The problem has no easy solution, but the plight of the Pushaw Road neighbors prompted city staff and councilors to begin discussing an ordinance that would govern nonboarding kennel operations.
The City Council’s government operations committee held a public hearing Tuesday to meet with interested parties and to discuss a draft ordinance created by Assistant City Solicitor Paul Nicklas.
“We don’t have a kennel ordinance; we’ve always gone by state law,” Nicklas said. “But we’ve been trying hard to create something that works for everyone and not just respond to this one example.”
Kevin Schmersal, who attended Tuesday’s meeting with his wife, said the city’s approach seems fair and reasonable, but the couple did relay some concerns.
“I think some of the [ordinance] language reflected a lack of understanding on how kennels operate,” he said. “They laid some things out that were not reasonable, but I think they needed a jumping-off point. It was a good exchange of ideas.”
Among the concerns was placing a limit on the number of dogs that could be kept at a shelter. The draft ordinance caps the number at 30, but Schmersal said that wouldn’t work for his operation.
“Thirty seems like a lot to most people, but for breeders, it’s really not that many,” he said.
Another sticking point in the ordinance was noise related to barking dogs. The draft outlines some general guidelines on noise, but Nicklas said noise is extremely subjective and tough to regulate.
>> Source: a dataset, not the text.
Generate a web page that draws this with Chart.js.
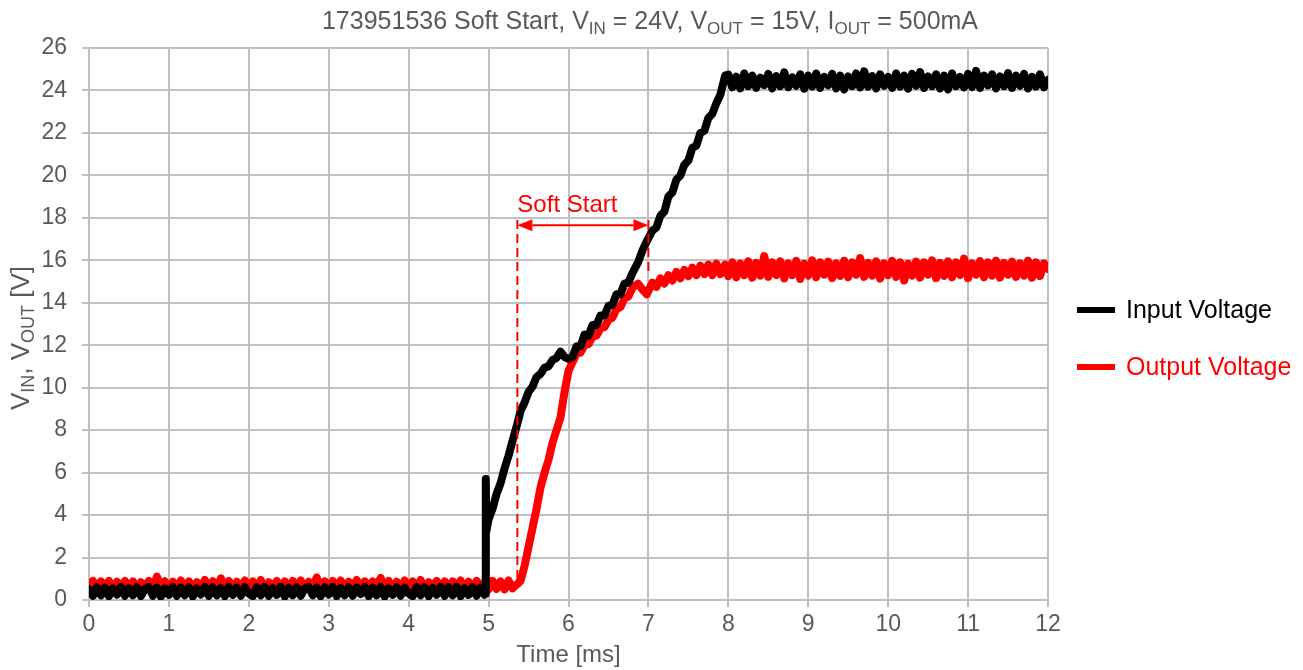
<!DOCTYPE html>
<html>
<head>
<meta charset="utf-8">
<script src="https://cdn.jsdelivr.net/npm/chart.js@4.4.1/dist/chart.umd.min.js"></script>
<style>
  html, body { margin: 0; padding: 0; background: #ffffff; }
  #c { display: block; }
</style>
</head>
<body>
<canvas id="c" width="1303" height="670"></canvas>
<script>
// Sample times [ms]: idle, start-up and steady state
const idleTime = [
  0.00, 0.05, 0.10, 0.15, 0.20, 0.25, 0.30, 0.35, 0.40, 0.45,
  0.50, 0.55, 0.60, 0.65, 0.70, 0.75, 0.80, 0.85, 0.90, 0.95,
  1.00, 1.05, 1.10, 1.15, 1.20, 1.25, 1.30, 1.35, 1.40, 1.45,
  1.50, 1.55, 1.60, 1.65, 1.70, 1.75, 1.80, 1.85, 1.90, 1.95,
  2.00, 2.05, 2.10, 2.15, 2.20, 2.25, 2.30, 2.35, 2.40, 2.45,
  2.50, 2.55, 2.60, 2.65, 2.70, 2.75, 2.80, 2.85, 2.90, 2.95,
  3.00, 3.05, 3.10, 3.15, 3.20, 3.25, 3.30, 3.35, 3.40, 3.45,
  3.50, 3.55, 3.60, 3.65, 3.70, 3.75, 3.80, 3.85, 3.90, 3.95,
  4.00, 4.05, 4.10, 4.15, 4.20, 4.25, 4.30, 4.35, 4.40, 4.45,
  4.50, 4.55, 4.60, 4.65, 4.70, 4.75, 4.80, 4.85, 4.90, 4.95
];
const startTime = [
  4.96, 4.965, 4.97,
  5.00, 5.05, 5.10, 5.15, 5.20, 5.25, 5.30,
  5.36,
  5.40, 5.45, 5.50, 5.55, 5.60, 5.65, 5.70, 5.75, 5.80, 5.85,
  5.90, 5.95, 6.00, 6.05, 6.10, 6.15, 6.20, 6.25, 6.30, 6.35,
  6.40, 6.45, 6.50, 6.55, 6.60, 6.65, 6.70, 6.75, 6.80,
  6.87, 6.93, 6.98,
  7.05, 7.10, 7.15, 7.20, 7.25, 7.30, 7.35, 7.40, 7.45, 7.50,
  7.55, 7.60, 7.65, 7.70, 7.75, 7.80, 7.85, 7.90,
  7.96
];
const steadyTime = [
  8.00, 8.05, 8.10, 8.15, 8.20, 8.25, 8.30, 8.35, 8.40, 8.45,
  8.50, 8.55, 8.60, 8.65, 8.70, 8.75, 8.80, 8.85, 8.90, 8.95,
  9.00, 9.05, 9.10, 9.15, 9.20, 9.25, 9.30, 9.35, 9.40, 9.45,
  9.50, 9.55, 9.60, 9.65, 9.70, 9.75, 9.80, 9.85, 9.90, 9.95,
  10.00, 10.05, 10.10, 10.15, 10.20, 10.25, 10.30, 10.35, 10.40, 10.45,
  10.50, 10.55, 10.60, 10.65, 10.70, 10.75, 10.80, 10.85, 10.90, 10.95,
  11.00, 11.05, 11.10, 11.15, 11.20, 11.25, 11.30, 11.35, 11.40, 11.45,
  11.50, 11.55, 11.60, 11.65, 11.70, 11.75, 11.80, 11.85, 11.90, 11.95,
  12.00
];

// Input voltage [V]
const inputIdle = [
  0.50, 0.20, 0.60, 0.22, 0.58, 0.18, 0.55, 0.25, 0.62, 0.20,
  0.56, 0.22, 0.60, 0.18, 0.52, 0.62, 0.20, 0.58, 0.16, 0.55,
  0.24, 0.62, 0.20, 0.58, 0.22, 0.60, 0.17, 0.54, 0.26, 0.62,
  0.20, 0.60, 0.22, 0.56, 0.18, 0.62, 0.24, 0.58, 0.20, 0.60,
  0.30, 0.18, 0.60, 0.22, 0.62, 0.20, 0.56, 0.24, 0.62, 0.16,
  0.58, 0.22, 0.60, 0.20, 0.54, 0.62, 0.22, 0.58, 0.18, 0.60,
  0.26, 0.62, 0.18, 0.56, 0.22, 0.60, 0.20, 0.58, 0.28, 0.62,
  0.18, 0.58, 0.22, 0.62, 0.16, 0.55, 0.24, 0.60, 0.20, 0.58,
  0.30, 0.18, 0.62, 0.22, 0.60, 0.18, 0.57, 0.25, 0.62, 0.20,
  0.60, 0.22, 0.62, 0.18, 0.56, 0.24, 0.60, 0.20, 0.58, 0.25
];
const inputStart = [
  0.30, 5.70, 3.20,
  3.80, 4.30, 5.00, 5.50, 6.20, 6.80, 7.50,
  8.30,
  8.90, 9.30, 9.80, 10.05, 10.50, 10.65, 10.95, 11.00, 11.30, 11.40,
  11.70, 11.45, 11.35, 11.45, 11.95, 11.95, 12.50, 12.45, 12.95, 12.95,
  13.40, 13.40, 13.85, 13.90, 14.40, 14.40, 14.90, 14.95, 15.40,
  15.90, 16.50, 16.90,
  17.40, 17.55, 18.10, 18.30, 19.00, 19.20, 19.80, 20.00, 20.50, 20.70,
  21.30, 21.40, 22.00, 22.10, 22.70, 22.90, 23.40, 23.80,
  24.70
];
const inputSteady = [
  24.75, 24.15, 24.65, 24.10, 24.80, 24.20, 24.70, 24.12, 24.60, 24.25,
  24.78, 24.10, 24.68, 24.20, 24.85, 24.15, 24.62, 24.22, 24.76, 24.08,
  24.70, 24.18, 24.80, 24.12, 24.64, 24.24, 24.78, 24.10, 24.70, 24.05,
  24.66, 24.20, 24.80, 24.14, 24.90, 24.18, 24.68, 24.10, 24.76, 24.22,
  24.64, 24.12, 24.80, 24.18, 24.70, 24.08, 24.78, 24.22, 24.86, 24.12,
  24.66, 24.20, 24.76, 24.10, 24.70, 24.05, 24.80, 24.20, 24.64, 24.14,
  24.78, 24.16, 24.92, 24.12, 24.70, 24.24, 24.76, 24.10, 24.66, 24.20,
  24.82, 24.12, 24.70, 24.22, 24.78, 24.10, 24.64, 24.18, 24.76, 24.15,
  24.50
];

// Output voltage [V]
const outputIdle = [
  0.72, 0.90, 0.52, 0.88, 0.55, 0.90, 0.50, 0.86, 0.62, 0.90,
  0.54, 0.88, 0.50, 0.84, 0.60, 0.90, 0.55, 1.10, 0.58, 0.88,
  0.50, 0.86, 0.60, 0.92, 0.54, 0.88, 0.48, 0.84, 0.62, 0.94,
  0.55, 0.88, 0.50, 1.02, 0.56, 0.90, 0.50, 0.86, 0.60, 0.92,
  0.52, 0.88, 0.56, 0.94, 0.50, 0.84, 0.62, 0.90, 0.54, 0.88,
  0.50, 0.90, 0.58, 0.92, 0.52, 0.86, 0.62, 1.06, 0.54, 0.88,
  0.50, 0.90, 0.56, 0.92, 0.52, 0.86, 0.60, 0.94, 0.54, 0.88,
  0.48, 0.88, 0.62, 1.04, 0.54, 0.90, 0.50, 0.86, 0.58, 0.92,
  0.52, 0.88, 0.56, 0.94, 0.50, 0.84, 0.62, 0.90, 0.54, 0.88,
  0.52, 0.88, 0.58, 0.92, 0.52, 0.86, 0.60, 0.90, 0.54, 0.86
];
const outputStart = [
  0.65, 0.55, 0.75,
  0.50, 0.90, 0.52, 0.88, 0.50, 0.92, 0.55,
  0.75,
  0.90, 1.60, 2.50, 3.40, 4.30, 5.30, 6.00, 6.60, 7.40, 8.00,
  8.60, 9.80, 10.80, 11.20, 11.60, 11.65, 12.00, 12.05, 12.40, 12.45,
  12.80, 12.85, 13.20, 13.30, 13.70, 13.80, 14.20, 14.30, 14.70,
  14.90, 14.60, 14.40,
  14.95, 14.75, 15.15, 14.90, 15.30, 15.05, 15.45, 15.15, 15.55, 15.25,
  15.65, 15.30, 15.75, 15.35, 15.80, 15.30, 15.85, 15.35,
  15.80
];
const outputSteady = [
  15.25, 15.90, 15.20, 15.85, 15.30, 15.95, 15.18, 15.88, 15.28, 16.20,
  15.22, 15.90, 15.30, 15.95, 15.15, 15.86, 15.30, 15.98, 15.12, 15.84,
  15.28, 16.00, 15.20, 15.90, 15.32, 15.94, 15.16, 15.86, 15.26, 15.98,
  15.20, 15.90, 15.32, 16.10, 15.22, 15.88, 15.28, 15.95, 15.14, 15.86,
  15.30, 15.98, 15.22, 15.90, 15.05, 15.84, 15.28, 15.94, 15.18, 15.90,
  15.32, 16.00, 15.16, 15.88, 15.26, 15.95, 15.20, 15.90, 15.30, 16.08,
  15.16, 15.86, 15.32, 15.96, 15.20, 15.90, 15.28, 15.98, 15.18, 15.88,
  15.32, 15.94, 15.22, 15.86, 15.28, 15.98, 15.18, 15.90, 15.26, 15.86,
  15.60
];

const seriesNames = ['Input Voltage', 'Output Voltage'];
const seriesColors = ['#000000', '#ff0000'];

// Soft-start interval marker [ms] and its vertical extents [V]
const softStartBegin = 5.36;
const softStartEnd = 7.0;
const softStartArrowLevel = 17.65;
const softStartLineTop = 17.9;
const softStartBeginFloor = 0.9;
const softStartEndFloor = 15.4;

const FONT = '"Liberation Sans", Arial, Helvetica, sans-serif';
const GREY_TEXT = '#595959';

const allTime = idleTime.concat(startTime, steadyTime);
function toPoints(idle, start, steady) {
  const v = idle.concat(start, steady);
  return allTime.map((t, i) => ({ x: t, y: v[i] }));
}

// Draws a run of text pieces, some of them as subscripts, centred on x.
function drawRich(ctx, parts, x, y, size, subSize, subDrop, color) {
  const fontMain = size + 'px ' + FONT;
  const fontSub = subSize + 'px ' + FONT;
  let total = 0;
  parts.forEach(p => {
    ctx.font = p[1] ? fontSub : fontMain;
    total += ctx.measureText(p[0]).width;
  });
  let cx = x - total / 2;
  ctx.fillStyle = color;
  ctx.textAlign = 'left';
  ctx.textBaseline = 'alphabetic';
  parts.forEach(p => {
    ctx.font = p[1] ? fontSub : fontMain;
    ctx.fillText(p[0], cx, p[1] ? y + subDrop : y);
    cx += ctx.measureText(p[0]).width;
  });
}

const decorations = {
  id: 'decorations',
  afterDatasetsDraw(chart) {
    const ctx = chart.ctx;
    const xs = chart.scales.x, ys = chart.scales.y;
    const x1 = xs.getPixelForValue(softStartBegin);
    const x2 = xs.getPixelForValue(softStartEnd);
    const yArrow = ys.getPixelForValue(softStartArrowLevel);
    const yTop = ys.getPixelForValue(softStartLineTop);
    ctx.save();
    ctx.strokeStyle = '#ff0000';
    ctx.fillStyle = '#ff0000';
    ctx.lineWidth = 2;
    // dashed bounds of the interval
    ctx.setLineDash([9, 5]);
    ctx.beginPath();
    ctx.moveTo(x1, yTop);
    ctx.lineTo(x1, ys.getPixelForValue(softStartBeginFloor));
    ctx.moveTo(x2, yTop);
    ctx.lineTo(x2, ys.getPixelForValue(softStartEndFloor));
    ctx.stroke();
    // double-headed arrow
    ctx.setLineDash([]);
    const head = 15, half = 6;
    ctx.beginPath();
    ctx.moveTo(x1 + head, yArrow);
    ctx.lineTo(x2 - head, yArrow);
    ctx.stroke();
    ctx.beginPath();
    ctx.moveTo(x1, yArrow);
    ctx.lineTo(x1 + head, yArrow - half);
    ctx.lineTo(x1 + head, yArrow + half);
    ctx.closePath();
    ctx.fill();
    ctx.beginPath();
    ctx.moveTo(x2, yArrow);
    ctx.lineTo(x2 - head, yArrow - half);
    ctx.lineTo(x2 - head, yArrow + half);
    ctx.closePath();
    ctx.fill();
    ctx.font = '24px ' + FONT;
    ctx.textAlign = 'left';
    ctx.textBaseline = 'alphabetic';
    ctx.fillText('Soft Start', x1, yArrow - 13);
    ctx.restore();
  },
  afterDraw(chart) {
    const ctx = chart.ctx;
    ctx.save();
    // chart title
    drawRich(ctx, [
      ['173951536 Soft Start, V', false], ['IN', true],
      [' = 24V, V', false], ['OUT', true],
      [' = 15V, I', false], ['OUT', true],
      [' = 500mA', false]
    ], 650, 29, 25, 17, 5, GREY_TEXT);

    // y-axis title, rotated
    ctx.save();
    ctx.translate(29, 338);
    ctx.rotate(-Math.PI / 2);
    drawRich(ctx, [
      ['V', false], ['IN', true], [', V', false], ['OUT', true], [' [V]', false]
    ], 0, 0, 26, 18, 5, GREY_TEXT);
    ctx.restore();

    // legend
    const legendRows = [310, 367];
    seriesNames.forEach((name, i) => {
      const y = legendRows[i];
      ctx.strokeStyle = seriesColors[i];
      ctx.lineWidth = 6;
      ctx.beginPath();
      ctx.moveTo(1077, y);
      ctx.lineTo(1115, y);
      ctx.stroke();
      ctx.fillStyle = seriesColors[i];
      ctx.font = '25px ' + FONT;
      ctx.textAlign = 'left';
      ctx.textBaseline = 'middle';
      ctx.fillText(name, 1126, y + 1);
    });
    ctx.restore();
  }
};

const gridColor = '#c0c0c0';

function traceStyle(i, values) {
  return {
    label: seriesNames[i],
    data: values,
    borderColor: seriesColors[i],
    borderWidth: 8,
    pointRadius: 0,
    tension: 0,
    borderJoinStyle: 'round',
    borderCapStyle: 'round'
  };
}

new Chart(document.getElementById('c'), {
  type: 'line',
  data: {
    datasets: [
      traceStyle(0, toPoints(inputIdle, inputStart, inputSteady)),
      traceStyle(1, toPoints(outputIdle, outputStart, outputSteady))
    ]
  },
  options: {
    responsive: false,
    animation: false,
    devicePixelRatio: 1,
    layout: { padding: { top: 48, right: 255, bottom: 0, left: 0 } },
    plugins: {
      legend: { display: false },
      title: { display: false },
      tooltip: { enabled: false }
    },
    scales: {
      x: {
        type: 'linear',
        min: 0,
        max: 12,
        ticks: {
          stepSize: 1,
          color: GREY_TEXT,
          font: { family: FONT, size: 23 },
          padding: 4
        },
        grid: { color: gridColor, lineWidth: 2, tickLength: 7, tickColor: gridColor },
        border: { color: gridColor, width: 2 },
        title: {
          display: true,
          text: 'Time [ms]',
          color: GREY_TEXT,
          font: { family: FONT, size: 24 },
          padding: { top: 0, bottom: 0 }
        },
        afterFit(scale) { scale.height = 70; }
      },
      y: {
        min: 0,
        max: 26,
        ticks: {
          stepSize: 2,
          color: GREY_TEXT,
          font: { family: FONT, size: 23 },
          padding: 15
        },
        grid: { color: gridColor, lineWidth: 2, tickLength: 7, tickColor: gridColor },
        border: { color: gridColor, width: 2 },
        afterFit(scale) { scale.width = 89; }
      }
    }
  },
  plugins: [decorations]
});
</script>
</body>
</html>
Councilor Pat Blanchette, who chairs the government operations committee, agreed that residents of Bangor need to understand that noise is a part of life in the city.
Blanchette said she was glad the city was creating the ordinance, even if it did technically stem from a specific complaint. Aside from the Schmersals, Blanchette said there were as many as a dozen of these types of kennels that could be affected.
“Outside of the fact that these neighbors are probably never going to get along, when you have ordinances that affect people’s lives, you have to take a good look and see what’s reasonable,” she said.
Councilors are expected to revisit the ordinance in a couple of weeks after Nicklas and other staff members address some of the concerns that were brought up Tuesday.